Tubulin nucleotide binding domain-like is very interesting. The cytoskeleton uses GTP hydrolysis on a timer to determine if the subunits like actin are monomers or polymers. And actin is an intracellular highway for cell contents.
The NagB/RpiA/CoA transferase-like domain has a lot of interesting things. Some transcription repressors, 5, 10-methlenyltetrahydrofolate synthetase. Related to fatty acid synthase there are coenzyme-A transferases and acetyl-CoA hydrolase (makes acetate). Citrate lyase is in the TCA cycle. IF-2B is a translation initiation factor. Finally there is glucosamine-6P isomerase and very interestingly ribose-5P isomerase. That interconverts ribose and ribulose in the pentose phosphate pathway.
The MurCD/PglD bin contains things that work with UDP-sugars and derivatives. MurC and MurD attach an alanine and a glycine to UDP-N-acetylmurmate in making bacterial cell walls.
The activating enzymes of ubiquitin-like proteins, or “E1 enzymes” are mostly studied in eukaryotes where ubiquitin targets proteins for degradation in the proteasome. But the general machinery exists in prokaryotes too and the activation process involves an adenylyl modification of the ubiquitin-like protein (UBL), where the adenylyl is replaced by the E1 (E1-UBL link) prior to attachment of the UBL to another protein, “activation” of the UBL. ThiF (thiamine biosynthesis) is in here, and it activates ThiS (on the big drawing) in a similar manner to exchange the adenylate with sulfur. That is something I want to add to the big drawing like I did with molybdenum cofactor biosynthesis, and MoeB (molybdenum cofactor biosynthesis) is in this bin too. No NAD(P)/FAD/SAM in here.
Ubiquitin-like Protein Conjugation: Structures, Chemistry, and Mechanism Cappadocia 2017
The formate/glycerate dehydrogenase catalytic domain-like topology bin is interesting because every catalytic region could be relevant, and especially for smaller, more origins relevant molecules. There is S-adenosyl-l-homocysteine Hydrolase (methionine biosynthesis), and alanine dehydrogenase (alanine to pyruvate). Lysine oxioreductase, and dipicolinate synthase both in lysine metabolism. Glycerate, formate and lactate dehydrogenases. Also something called nicotinamide nucleotide Transhydrogenase. All of these require NAD(P) so it this may still just be cofactor binding regions.

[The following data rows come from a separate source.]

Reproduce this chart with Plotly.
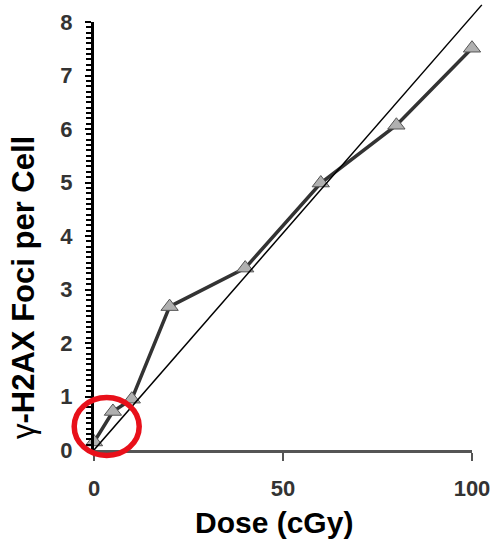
import plotly.graph_objects as go

# ---- data ----
dose = [0, 5, 10, 20, 40, 60, 80, 100]
foci = [0.15, 0.72, 0.95, 2.68, 3.40, 4.99, 6.07, 7.51]
fit_dose = [0, 102.6]
fit_foci = [0, 8.32]
x_tick_vals = [0, 50, 100]
y_tick_vals = [0, 1, 2, 3, 4, 5, 6, 7, 8]
x_title = "Dose (cGy)"
y_title = '<span style="font-weight:normal">γ</span>-H2AX Foci per Cell'

# ---- layout geometry (pixels) ----
W, H = 500, 542
ML, MR, MT, MB = 94, 10, 4, 92
plot_w = W - ML - MR
plot_h = H - MT - MB
main_w, main_h = 378, 428
xd = main_w / plot_w
yd = main_h / plot_h
x_max, y_max = 100, 8

def px_x(p):
    return (p - ML) / plot_w

def px_y(p):
    return (H - MB - p) / plot_h

FONT = "Arial, Liberation Sans, sans-serif"

fig = go.Figure()

fig.add_trace(go.Scatter(
    x=dose, y=foci, mode="lines+markers",
    line=dict(color="#333333", width=3.5),
    marker=dict(symbol="triangle-up", size=15, color="#b0b0b0",
                line=dict(color="#555555", width=1)),
    cliponaxis=False, xaxis="x", yaxis="y", showlegend=False,
))

fig.add_trace(go.Scatter(
    x=fit_dose, y=fit_foci, mode="lines",
    line=dict(color="black", width=1.5),
    xaxis="x2", yaxis="y2", showlegend=False,
))

fig.update_layout(
    width=W, height=H,
    margin=dict(l=ML, r=MR, t=MT, b=MB, pad=0, autoexpand=False),
    paper_bgcolor="white", plot_bgcolor="rgba(0,0,0,0)",
    font=dict(family=FONT, color="#222222"),
    xaxis=dict(
        domain=[0, xd], range=[0, x_max], anchor="y", automargin=False,
        showline=True, linecolor="#555555", linewidth=3,
        ticks="outside", tickvals=x_tick_vals, ticklen=8, tickwidth=2,
        tickcolor="#555555", showgrid=False, zeroline=False,
        tickfont=dict(size=22, weight="bold", color="#333333"),
        ticklabelstandoff=9,
    ),
    yaxis=dict(
        domain=[0, yd], range=[0, y_max], anchor="x", automargin=False,
        showline=True, linecolor="black", linewidth=3,
        ticks="outside", tickvals=y_tick_vals, ticklen=6, tickwidth=2,
        tickcolor="black", showgrid=False, zeroline=False,
        minor=dict(dtick=0.1, ticks="outside", ticklen=5, tickwidth=1.5,
                   tickcolor="black", showgrid=False),
        tickfont=dict(size=22, weight="bold", color="#333333"),
        ticklabelstandoff=8,
    ),
    xaxis2=dict(domain=[0, 1], range=[0, x_max / xd], anchor="y2",
                automargin=False, visible=False, showgrid=False, zeroline=False),
    yaxis2=dict(domain=[0, 1], range=[0, y_max / yd], anchor="x2",
                automargin=False, visible=False, showgrid=False, zeroline=False),
    annotations=[
        dict(text=x_title, xref="paper", yref="paper",
             x=px_x(274), y=px_y(522), showarrow=False,
             xanchor="center", yanchor="middle",
             font=dict(size=30, weight="bold", color="black", family=FONT)),
        dict(text=y_title, xref="paper", yref="paper",
             x=px_x(23), y=px_y(288), showarrow=False, textangle=-90,
             xanchor="center", yanchor="middle",
             font=dict(size=31, weight="bold", color="black", family=FONT)),
    ],
    shapes=[
        dict(type="circle", xref="paper", yref="paper",
             x0=px_x(74.2), x1=px_x(139.2), y0=px_y(455.5), y1=px_y(397.5),
             line=dict(color="#e8101a", width=5.5), layer="above"),
    ],
)

fig.write_html(
    "out.html",
    config={"responsive": False, "displayModeBar": False},
    post_script="document.body.style.margin='0px';document.body.style.padding='0px';document.body.style.overflow='hidden';",
)
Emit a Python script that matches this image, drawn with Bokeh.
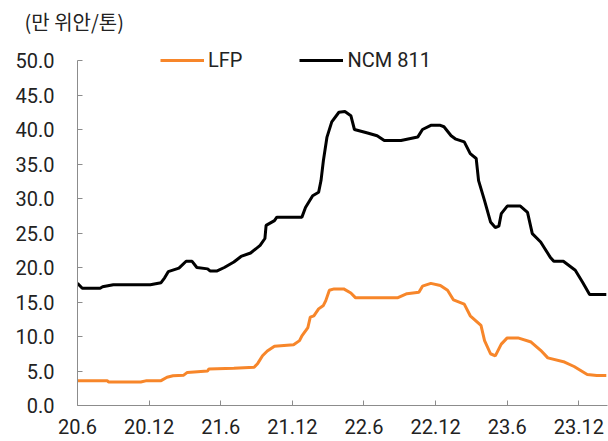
from bokeh.plotting import figure
from bokeh.models import FixedTicker, Legend, LegendItem, Range1d
from bokeh.embed import file_html
from bokeh.resources import INLINE

# months since 2020-06
x_ticks = [0, 6, 12, 18, 24, 30, 36, 42]
x_tick_labels = ["20.6", "20.12", "21.6", "21.12", "22.6", "22.12", "23.6", "23.12"]
y_ticks = [0, 5, 10, 15, 20, 25, 30, 35, 40, 45, 50]

lfp_m = [0, 2.5, 2.6, 5.3, 5.8, 7.0, 7.5, 8.0, 8.9, 9.2, 10.9, 11.0, 13.1, 14.8, 15.1, 15.5,
         15.9, 16.5, 18.1, 18.6, 18.8, 19.3, 19.5, 19.8, 20.2, 20.6, 20.8, 21.1, 21.5, 22.3,
         22.9, 23.3, 26.8, 27.6, 28.6, 28.9, 29.6, 30.4, 31.0, 31.5, 32.4, 32.9, 33.8, 34.1,
         34.6, 35.0, 35.5, 36.0, 36.9, 38.0, 38.8, 39.4, 40.8, 41.6, 42.7, 43.5, 44.3]
lfp_v = [3.6, 3.6, 3.4, 3.4, 3.6, 3.6, 4.1, 4.3, 4.4, 4.8, 5.0, 5.3, 5.4, 5.55, 6.1, 7.2,
         7.9, 8.6, 8.8, 9.4, 10.1, 11.3, 12.8, 13.0, 14.0, 14.5, 15.2, 16.7, 16.9, 16.9,
         16.3, 15.6, 15.6, 16.2, 16.4, 17.3, 17.7, 17.4, 16.7, 15.3, 14.7, 13.0, 11.6, 9.4,
         7.5, 7.2, 8.9, 9.8, 9.8, 9.2, 8.0, 6.9, 6.3, 5.65, 4.5, 4.35, 4.35]

ncm_m = [0, 0.4, 1.9, 2.1, 3.0, 6.1, 7.0, 7.3, 7.6, 8.5, 9.1, 9.6, 10.0, 10.9, 11.1, 11.7,
         12.3, 13.1, 13.7, 14.5, 15.3, 15.7, 15.8, 16.5, 16.7, 18.8, 19.1, 19.7, 20.2, 20.4,
         20.6, 20.9, 21.3, 21.9, 22.4, 22.9, 23.2, 24.3, 25.1, 25.7, 27.1, 28.5, 28.9, 29.6,
         30.4, 30.7, 31.3, 31.7, 32.4, 32.9, 33.4, 33.6, 34.1, 34.6, 35.0, 35.3, 35.5, 36.0,
         37.1, 37.7, 38.1, 38.8, 39.6, 39.9, 40.7, 41.7, 42.3, 42.9, 44.3]
ncm_v = [17.7, 17.0, 17.0, 17.2, 17.5, 17.5, 17.8, 18.5, 19.4, 19.9, 20.9, 20.9, 20.0, 19.8, 19.5, 19.5,
         20.0, 20.8, 21.6, 22.1, 23.2, 24.2, 26.1, 26.8, 27.3, 27.3, 28.7, 30.4, 30.9, 32.6,
         35.5, 38.9, 41.1, 42.5, 42.6, 42.0, 40.0, 39.5, 39.1, 38.4, 38.4, 38.9, 40.0, 40.6,
         40.6, 40.4, 39.1, 38.6, 38.2, 36.5, 35.8, 32.6, 29.7, 26.6, 25.8, 26.0, 27.8, 28.9,
         28.9, 28.0, 24.9, 23.7, 21.5, 20.9, 20.9, 19.6, 17.9, 16.1, 16.1]

FONT = "Roboto"
AX = "#8c8c8c"
TXT = "#222222"

TOP = 36          # frame top (px)
BOTTOM = 405      # frame bottom (px)
Y_END = 50 * (BOTTOM - TOP) / (BOTTOM - 60)   # 50.0 sits at y=60 px

p = figure(width=608, height=441, output_backend="svg", toolbar_location=None,
           x_range=Range1d(0, 44.4), y_range=Range1d(0, Y_END),
           min_border_left=77, min_border_right=1, min_border_top=TOP,
           min_border_bottom=441 - BOTTOM,
           title="(만 위안/톤)")
p.outline_line_color = None
p.xgrid.grid_line_color = None
p.ygrid.grid_line_color = None
p.background_fill_color = "white"
p.border_fill_color = "white"

p.title.align = "left"
p.title.offset = -53
p.title.standoff = 1
p.title.text_font = "Noto Sans CJK KR"
p.title.text_font_size = "20px"
p.title.text_font_style = "normal"
p.title.text_color = TXT

r_lfp = p.line(lfp_m, lfp_v, line_color="#F7862A", line_width=3)
r_ncm = p.line(ncm_m, ncm_v, line_color="#000000", line_width=3)

xa = p.xaxis[0]
xa.ticker = FixedTicker(ticks=x_ticks)
xa.major_label_overrides = {t: l for t, l in zip(x_ticks, x_tick_labels)}
ya = p.yaxis[0]
ya.ticker = FixedTicker(ticks=y_ticks)
ya.major_label_overrides = {t: f"{t:.1f}" for t in y_ticks}
ya.bounds = (0, 50)
for ax in (xa, ya):
    ax.axis_line_color = AX
    ax.axis_line_width = 1
    ax.major_tick_line_color = AX
    ax.major_tick_in = 5
    ax.major_tick_out = 0
    ax.minor_tick_line_color = None
    ax.major_label_text_font = FONT
    ax.major_label_text_font_size = "20px"
    ax.major_label_text_color = TXT
xa.major_label_standoff = 13
ya.major_label_standoff = 23

legend = Legend(items=[LegendItem(label="LFP", renderers=[r_lfp]),
                       LegendItem(label="NCM 811", renderers=[r_ncm])],
                orientation="horizontal", location=(83, BOTTOM - 60 - 12),
                padding=0, margin=0, spacing=57, glyph_width=44, glyph_height=24,
                label_height=24, label_standoff=4, border_line_color=None,
                background_fill_alpha=0,
                label_text_font=FONT, label_text_font_size="20px", label_text_color=TXT)
p.add_layout(legend)

open("out.html", "w").write(file_html(p, INLINE))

The UDPG/MGDP dehydrogenase C-term topology bin doesn’t have much but it’s all nucleotide-sugar proteins. UDP-glucose is central to carbohydrates and polymers of them for storage and membrane parts. And at least one requires NAD.
Finally there are the aspartate/ornathine carbamoyl transferases. PyrB is in the pyrimidine pathway.
Stage 2.2: moving bicarbonate over 2 atoms.
PurE1 doesn’t use phosphate as mutase reactions change the structure of a molecule without adding or removing things, it’s a low energy process and doesn’t need ATP. The proteins and their various amino acid side chains can hold the molecule just right, and alter charge distributions such that the bicarbonate moves over. And this a protein domain family that I’ve already covered, the A+B3LS/Flavodoxin-like/GATase-like domain is the entire protein.
And bicarbonate is finally something in common with the pyrimidine pathway. Bicarbonate would have been in primordial oceans and would have seeped into the rock with water as well as contact with the outside of hydrothermal vent minerals.